## WORK TO DO
Exactly as written, set down the lines from the top of the entries through the line bearing "3.0, 3.0, 3.0, 3.0, 3.0, 3.0, 3.0];", with every picture left out.

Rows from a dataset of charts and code
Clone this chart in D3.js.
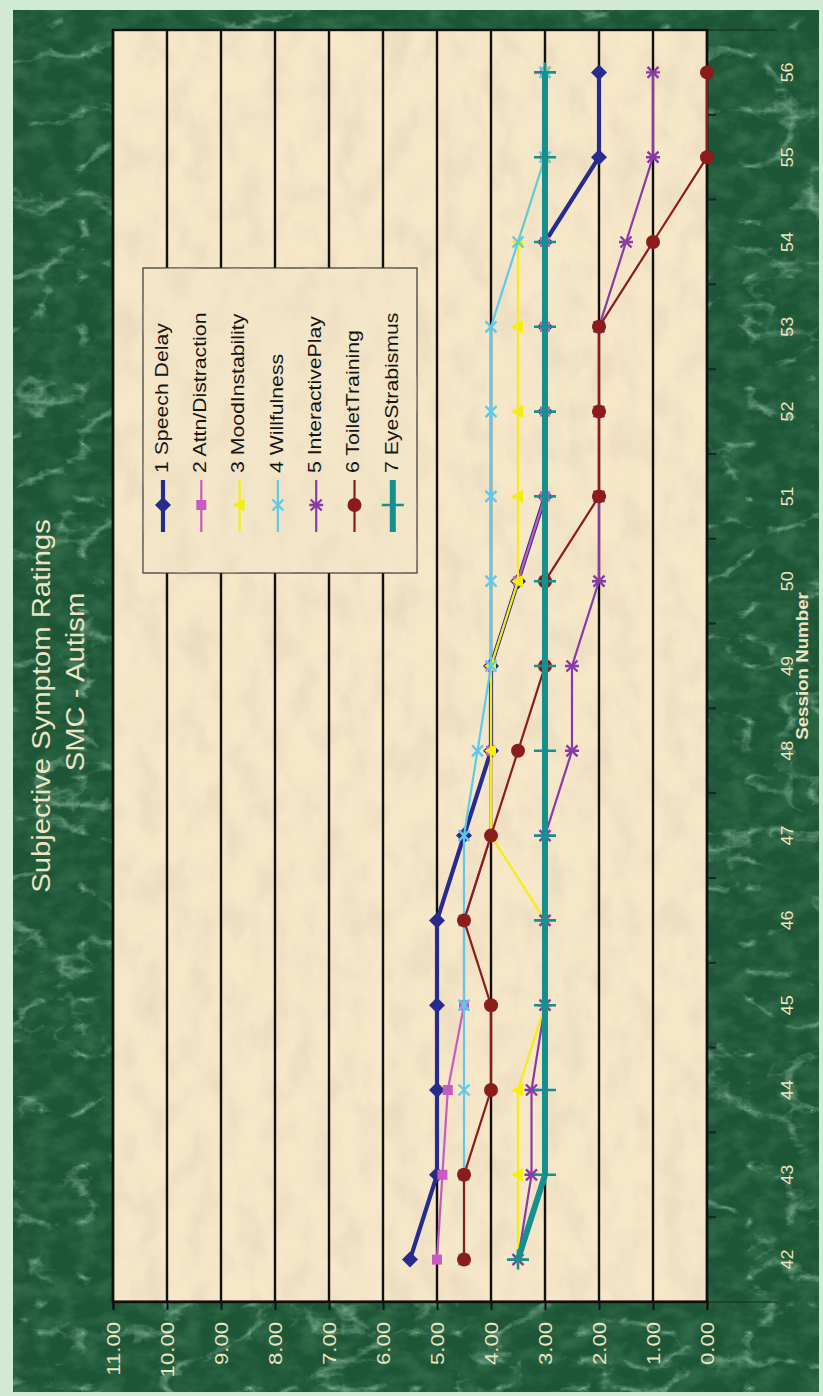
<!DOCTYPE html>
<html>
<head>
<meta charset="utf-8">
<script src="https://cdn.jsdelivr.net/npm/d3@7"></script>
<style>
  html, body { margin: 0; padding: 0; background: #d2ead4; }
  svg { display: block; }
  text { font-family: "Liberation Sans", Arial, sans-serif; }
</style>
</head>
<body>
<svg id="chart" width="823" height="1396"></svg>
<script>
// Session numbers along the category axis
const sessions = [42, 43, 44, 45, 46, 47, 48, 49, 50, 51, 52, 53, 54, 55, 56];

// Rating values per session, one array per symptom
const speechDelay     = [5.5, 5.0, 5.0, 5.0, 5.0, 4.5, 4.0, 4.0, 3.5, 3.0, 3.0, 3.0, 3.0, 2.0, 2.0];
const attnDistraction = [5.0, 4.9, 4.8, 4.5, 4.5, 4.0, 4.0, 4.0, 3.5, 3.0, 3.0, 3.0, 3.0, 3.0, 3.0];
const moodInstability = [3.5, 3.5, 3.5, 3.0, 3.0, 4.0, 4.0, 4.0, 3.5, 3.5, 3.5, 3.5, 3.5, 3.0, 3.0];
const willfulness     = [4.5, 4.5, 4.5, 4.5, 4.5, 4.5, 4.25, 4.0, 4.0, 4.0, 4.0, 4.0, 3.5, 3.0, 3.0];
const interactivePlay = [3.5, 3.25, 3.25, 3.0, 3.0, 3.0, 2.5, 2.5, 2.0, 2.0, 2.0, 2.0, 1.5, 1.0, 1.0];
const toiletTraining  = [4.5, 4.5, 4.0, 4.0, 4.5, 4.0, 3.5, 3.0, 3.0, 2.0, 2.0, 2.0, 1.0, 0.0, 0.0];
const eyeStrabismus   = [3.5, 3.0, 3.0, 3.0, 3.0, 3.0, 3.0, 3.0, 3.0, 3.0, 3.0, 3.0, 3.0, 3.0, 3.0];

// Series names as shown in the legend
const seriesNames = ["1 Speech Delay", "2 Attn/Distraction", "3 MoodInstability", "4 Willfulness",
                     "5 InteractivePlay", "6 ToiletTraining", "7 EyeStrabismus"];

// Value axis tick values
const valueTicks = [0, 1, 2, 3, 4, 5, 6, 7, 8, 9, 10, 11];

const titleLines = ["Subjective Symptom Ratings", "SMC - Autism"];
const xAxisTitle = "Session Number";

// ---- styling for each series ----
const seriesStyle = [
  { color: "#272b8e", width: 4.2, marker: "diamond" },
  { color: "#c95ac0", width: 2.2, marker: "square" },
  { color: "#f4ee10", width: 2.2, marker: "triangle" },
  { color: "#5fc9ec", width: 2.2, marker: "x" },
  { color: "#8a3aa6", width: 2.2, marker: "star" },
  { color: "#8c1c1c", width: 2.2, marker: "circle" },
  { color: "#16908f", width: 6,   marker: "plus" }
];
const seriesValues = [speechDelay, attnDistraction, moodInstability, willfulness,
                      interactivePlay, toiletTraining, eyeStrabismus];

const svg = d3.select("#chart");
const defs = svg.append("defs");

// Green marble texture: thin light veins over a dark mottled base
const marble = defs.append("filter").attr("id", "marble")
  .attr("x", 0).attr("y", 0).attr("width", "100%").attr("height", "100%");
marble.append("feTurbulence").attr("type", "turbulence")
  .attr("baseFrequency", "0.012 0.018").attr("numOctaves", 5).attr("seed", 11).attr("result", "n");
marble.append("feColorMatrix").attr("in", "n").attr("type", "matrix")
  .attr("values", "0 0 0 0 0.40  0 0 0 0 0.68  0 0 0 0 0.50  -3.2 0 0 0 0.62");

const marbleDark = defs.append("filter").attr("id", "marbleDark")
  .attr("x", 0).attr("y", 0).attr("width", "100%").attr("height", "100%");
marbleDark.append("feTurbulence").attr("type", "fractalNoise")
  .attr("baseFrequency", "0.04 0.06").attr("numOctaves", 4).attr("seed", 4).attr("result", "n");
marbleDark.append("feColorMatrix").attr("in", "n").attr("type", "matrix")
  .attr("values", "0 0 0 0 0.03  0 0 0 0 0.15  0 0 0 0 0.07  -2.2 0 0 0 1.35");

// Parchment texture for the plot area
const parch = defs.append("filter").attr("id", "parch")
  .attr("x", 0).attr("y", 0).attr("width", "100%").attr("height", "100%");
parch.append("feTurbulence").attr("type", "fractalNoise")
  .attr("baseFrequency", "0.025 0.04").attr("numOctaves", 4).attr("seed", 2).attr("result", "n");
parch.append("feColorMatrix").attr("in", "n").attr("type", "matrix")
  .attr("values", "0 0 0 0 0.80  0 0 0 0 0.68  0 0 0 0 0.50  1.5 0 0 0 -0.62");

// ---- page background ----
svg.append("rect").attr("width", 823).attr("height", 1396).attr("fill", "#d2ead4");
svg.append("rect").attr("x", 13).attr("y", 10).attr("width", 806).attr("height", 1382).attr("fill", "#1d5636");
svg.append("rect").attr("x", 13).attr("y", 10).attr("width", 806).attr("height", 1382)
  .attr("fill", "#000").attr("filter", "url(#marbleDark)");
svg.append("rect").attr("x", 13).attr("y", 10).attr("width", 806).attr("height", 1382)
  .attr("fill", "#fff").attr("filter", "url(#marble)");

// ---- chart drawn in its own frame, turned a quarter turn ----
const W = 1272, H = 594;
const g = svg.append("g").attr("transform", "translate(113,1302) rotate(-90)");

const x = d3.scaleBand().domain(sessions).range([0, W]).padding(0);
const y = d3.scaleLinear().domain([0, 11]).range([H, 0]);
const cx = d => x(d) + x.bandwidth() / 2;

const stretch = "scale(1.17,1)";

// plot area
g.append("rect").attr("width", W).attr("height", H).attr("fill", "#f6e7c9");
g.append("rect").attr("width", W).attr("height", H).attr("fill", "#fff").attr("filter", "url(#parch)");

// horizontal gridlines
g.append("g").selectAll("line").data(valueTicks).join("line")
  .attr("x1", 0).attr("x2", W)
  .attr("y1", d => y(d)).attr("y2", d => y(d))
  .attr("stroke", "#111").attr("stroke-width", 2.4);

g.append("rect").attr("width", W).attr("height", H)
  .attr("fill", "none").attr("stroke", "#111").attr("stroke-width", 2.4);

// value axis
const yAxis = g.append("g")
  .call(d3.axisLeft(y).tickValues(valueTicks).tickFormat(d3.format(".2f")).tickSize(8).tickPadding(9));
yAxis.select(".domain").attr("stroke", "#111").attr("stroke-width", 2);
yAxis.selectAll(".tick line").attr("stroke", "#111").attr("stroke-width", 2);
yAxis.selectAll(".tick text")
  .attr("fill", "#ede4c4").attr("font-size", 19).attr("dy", "0.36em")
  .attr("transform", stretch);

// category axis labels
const xAxis = g.append("g").attr("transform", `translate(0,${H})`)
  .call(d3.axisBottom(x).tickSize(0).tickPadding(0));
xAxis.select(".domain").remove();
xAxis.selectAll(".tick text")
  .attr("y", 80).attr("dy", "0.35em")
  .attr("fill", "#ede4c4").attr("font-size", 16)
  .attr("transform", "scale(1.12,1)");

// category boundary ticks
const bounds = sessions.map(s => x(s)).concat([W]);
g.append("g").selectAll("line").data(bounds).join("line")
  .attr("x1", d => d).attr("x2", d => d)
  .attr("y1", H).attr("y2", (d, i) => (i === 0 || i === bounds.length - 1) ? H + 70 : H + 9)
  .attr("stroke", "#0c2416").attr("stroke-width", (d, i) => (i === 0 || i === bounds.length - 1) ? 1 : 2)
  .attr("opacity", 0.85);

// axis title
g.append("text")
  .attr("transform", `translate(${W / 2},${H + 97}) ${stretch}`)
  .attr("text-anchor", "middle").attr("dominant-baseline", "middle")
  .attr("font-size", 16).attr("font-weight", "bold").attr("fill", "#ede4c4")
  .text(xAxisTitle);

// chart title
g.append("text")
  .attr("transform", `translate(596,-70) ${stretch}`)
  .attr("text-anchor", "middle").attr("dominant-baseline", "middle")
  .attr("font-size", 25).attr("fill", "#ede4c4").text(titleLines[0]);
g.append("text")
  .attr("transform", `translate(620,-36) ${stretch}`)
  .attr("text-anchor", "middle").attr("dominant-baseline", "middle")
  .attr("font-size", 25).attr("fill", "#ede4c4").text(titleLines[1]);

// ---- marker shapes ----
function drawMarker(sel, type, color) {
  if (type === "diamond") {
    sel.append("path").attr("d", "M0,-8L8,0L0,8L-8,0Z").attr("fill", color);
  } else if (type === "square") {
    sel.append("rect").attr("x", -5).attr("y", -5).attr("width", 10).attr("height", 10).attr("fill", color);
  } else if (type === "triangle") {
    sel.append("path").attr("d", "M0,-7L6.5,5L-6.5,5Z").attr("fill", color);
  } else if (type === "x") {
    sel.append("path").attr("d", "M-5.5,-5.5L5.5,5.5M-5.5,5.5L5.5,-5.5")
      .attr("stroke", color).attr("stroke-width", 2.4);
  } else if (type === "star") {
    sel.append("path").attr("d", "M-5.5,-5.5L5.5,5.5M-5.5,5.5L5.5,-5.5M0,-7L0,7")
      .attr("stroke", color).attr("stroke-width", 2.4);
  } else if (type === "circle") {
    sel.append("circle").attr("r", 7).attr("fill", color);
  } else if (type === "plus") {
    sel.append("path").attr("d", "M-10,0L10,0M0,-11L0,11")
      .attr("stroke", color).attr("stroke-width", 2.6);
  }
}

// ---- series ----
const line = d3.line().x(d => cx(d.s)).y(d => y(d.v));
seriesValues.forEach((vals, i) => {
  const st = seriesStyle[i];
  const pts = sessions.map((s, k) => ({ s, v: vals[k] }));
  const sg = g.append("g");
  sg.append("path").datum(pts).attr("d", line)
    .attr("fill", "none").attr("stroke", st.color).attr("stroke-width", st.width)
    .attr("stroke-linejoin", "round");
  sg.selectAll("g.m").data(pts).join("g").attr("class", "m")
    .attr("transform", d => `translate(${cx(d.s)},${y(d.v)})`)
    .each(function () { drawMarker(d3.select(this), st.marker, st.color); });
});

// ---- legend ----
const lg = g.append("g").attr("transform", "translate(729,30)");
lg.append("rect").attr("width", 305).attr("height", 274)
  .attr("fill", "#f4e6c9").attr("stroke", "#333").attr("stroke-width", 1.2);
lg.append("rect").attr("x", 0.6).attr("y", 0.6).attr("width", 303.8).attr("height", 272.8)
  .attr("fill", "#fff").attr("filter", "url(#parch)").attr("opacity", 0.7);
const items = lg.selectAll("g.item").data(seriesNames).join("g").attr("class", "item")
  .attr("transform", (d, i) => `translate(0,${20 + i * 38.3})`);
items.append("line").attr("x1", 41).attr("x2", 93)
  .attr("stroke", (d, i) => seriesStyle[i].color)
  .attr("stroke-width", (d, i) => seriesStyle[i].width);
items.append("g").attr("transform", "translate(68,0)")
  .each(function (d, i) { drawMarker(d3.select(this), seriesStyle[i].marker, seriesStyle[i].color); });
items.append("text")
  .attr("transform", `translate(100,0) scale(1.18,1)`)
  .attr("dominant-baseline", "middle").attr("font-size", 18).attr("fill", "#151515")
  .text(d => d);
</script>
</body>
</html>
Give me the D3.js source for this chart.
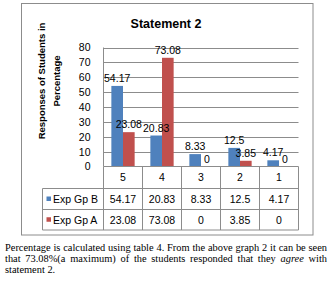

## TASK RESULT
Clone this chart in D3.js.
<!DOCTYPE html>
<html>
<head>
<meta charset="utf-8">
<script src="https://cdn.jsdelivr.net/npm/d3@7"></script>
<style>
  html, body { margin: 0; padding: 0; background: #d2ead4; }
  svg { display: block; }
  text { font-family: "Liberation Sans", Arial, sans-serif; }
</style>
</head>
<body>
<svg id="chart" width="823" height="1396"></svg>
<script>
// Session numbers along the category axis
const sessions = [42, 43, 44, 45, 46, 47, 48, 49, 50, 51, 52, 53, 54, 55, 56];

// Rating values per session, one array per symptom
const speechDelay     = [5.5, 5.0, 5.0, 5.0, 5.0, 4.5, 4.0, 4.0, 3.5, 3.0, 3.0, 3.0, 3.0, 2.0, 2.0];
const attnDistraction = [5.0, 4.9, 4.8, 4.5, 4.5, 4.0, 4.0, 4.0, 3.5, 3.0, 3.0, 3.0, 3.0, 3.0, 3.0];
const moodInstability = [3.5, 3.5, 3.5, 3.0, 3.0, 4.0, 4.0, 4.0, 3.5, 3.5, 3.5, 3.5, 3.5, 3.0, 3.0];
const willfulness     = [4.5, 4.5, 4.5, 4.5, 4.5, 4.5, 4.25, 4.0, 4.0, 4.0, 4.0, 4.0, 3.5, 3.0, 3.0];
const interactivePlay = [3.5, 3.25, 3.25, 3.0, 3.0, 3.0, 2.5, 2.5, 2.0, 2.0, 2.0, 2.0, 1.5, 1.0, 1.0];
const toiletTraining  = [4.5, 4.5, 4.0, 4.0, 4.5, 4.0, 3.5, 3.0, 3.0, 2.0, 2.0, 2.0, 1.0, 0.0, 0.0];
const eyeStrabismus   = [3.5, 3.0, 3.0, 3.0, 3.0, 3.0, 3.0, 3.0, 3.0, 3.0, 3.0, 3.0, 3.0, 3.0, 3.0];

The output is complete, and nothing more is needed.